I been lurking this thread and just a question, what is the best way to actually get into Mage line World of Darkness games?
I'd say M20 but with the caveat that wasn't really designed as book for newcomers, it was more intended for old fans. However it does improve on some aspects of the game and its mechanics. In particular I love how they've changed up Foci and Paradigm.
Also it is a near 700 page book so it can be daunting to someone new.
I'd say get M20 and the free
M20 Quickstart PDF. Read the latter first as it is much, much smaller and focuses on the basics of the game and its systems making it much easier to digest. After that you can move on to the behemoth of the M20 Rulebook.
From there it really depends on where you want to explore. MtAs has plenty to offer and there's more material in the pipeline. Though I would say that
M20 How Do You Do That? is worth taking a look at.

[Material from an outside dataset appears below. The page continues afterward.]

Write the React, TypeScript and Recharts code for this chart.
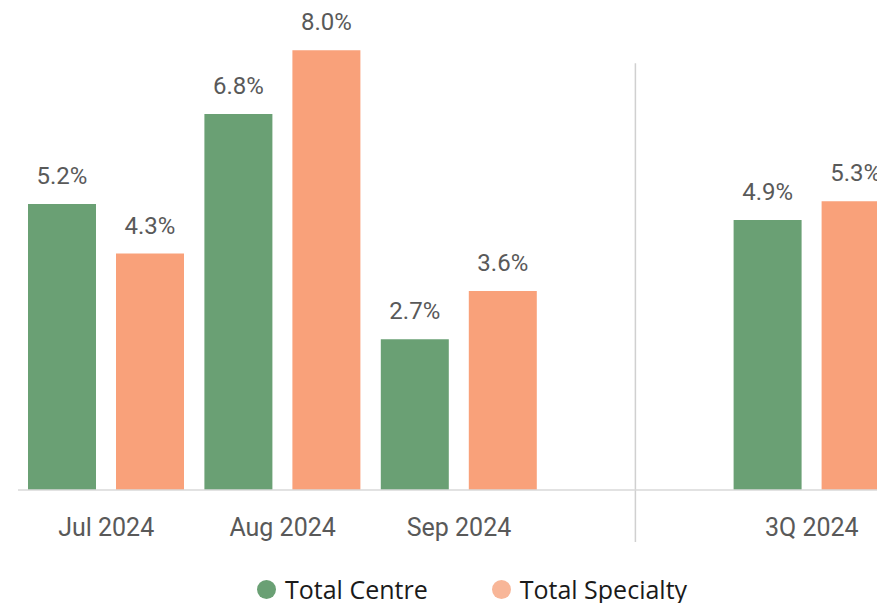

I think you might be mistaking me here though. I'm not saying all technocrats are evil. I'm saying that in general the technocracy works better as antagonists. As avatars of the twisted system that you, as young mages, need to tear down, and ones that manifest the sins of society. From that point of view, the guys at the top being a bunch of old imperialists is actually pretty cool.
While I don't hold that the Union works better as antagonists, I will say that when I do use them as antagonists I much prefer the more nuanced Union of later Editions, where they aren't jack-booted thought police bent on crushing wonder and imagination and imposing control and stasis on the world. There are times when you want enemies that are monstrous and alien to contend with and while there are times and situations that the Union can play that role
but to me the Technocracy is at their best as villains when you can understand them, when you can relate to them and ultimately realize just far they have risen and fallen from their origins as the Order of Reason. It makes the Union both horrifying and tragic. Their ambition and success has pulled them from their noble ideals, twisting the OoR into the soulless monolith of the Union. As I expressed before, the OoR's Body and Mind, the High Guild and Cabal of Pure Thought, murdered their noble Spirit, the Craftmasons, as that corruption set in within the OoR.
Sure there are those within the Union that are striving to cut out the rot, mend the damage and try to steer the Union back towards the ideals and goals they had been founded on but they are few, working inside a vast, crumbling monolith.
Worse, they could be what the Traditions could have become if their positions had been reversed, with the OoR being the desperate underdogs battling a powerful, tyrannical Traditionalist Imperium. Or they could be what the Traditions become if the Union collapsed and they took their place as the top dog of the MtAs world.
As I said, I reject the idea that Mage should have a central antagonist at all--it's contrary to both the postmodern nature of mage and the way actual real life works. As far as I'm concerned it should be moral ambiguity all the way down.
I agree. I've been into MtAs since around 2002. And in all that time I've come to a single conclusion about Willworkers, their beliefs and the world they live in:
Everyone is right, everyone is wrong and Belief is
EVERYTHING.
There is no MtAs group that is completely right or wrong. I've seen here and elsewhere people argue that the Technocracy is wrong because their Masters know that Magic is real while ignoring that the Traditions are just as wrong as them. Every Willworker, regardless of whether they practice Magic, Enlightened Science or whatever they call it, is doing the same thing, bending Reality to their whims. Terms like Magic and Enlightened Science are how they internalize what they are doing. That's why as Willworkers raise their Arete level they start discarding foci, because they start to realize they don't need them, that their beliefs are but a sliver of a greater truth.
Even the Nephandi and their Descent, an inversion of Mages and their Ascension, and Marauders and their maddness are but a part of this. I remember the ending of the first scenario in
Ascension, the book that ended MtAs, which was the one most tied to the metaplot of MtAs ended with
everyone Awakening and each achieving their own interpretation of Ascension. The Nephandi were carried off to the Hells they had always dreamed of, the Marauders became universes, each based on their mad ideas of Reality, every Traditionalist, Technocrat and Craft Mage reached their Enlightenment, Nirvana, Unity, Singularity or whatever they believed in.
All are One yet One is Many.
As far as I'm concerned, my vision of Mage isn't really bound to any one edition--however, I fail to see why the conflict between the Technocracy must be some sort of active war rather than a more subtle conflict, or why the ascension war being a thing needs to make the Technocracy cut and dry antagonists or get rid of all the things revised does well like actually making people believe their paradigm.
Again, something I firmly agree with. Nothing about the Ascension War that dictates that one side has to be wrong and one side has to be right or that one side has to be good, the other evil. Often times it is the shades of grey that are more interesting than the black and white.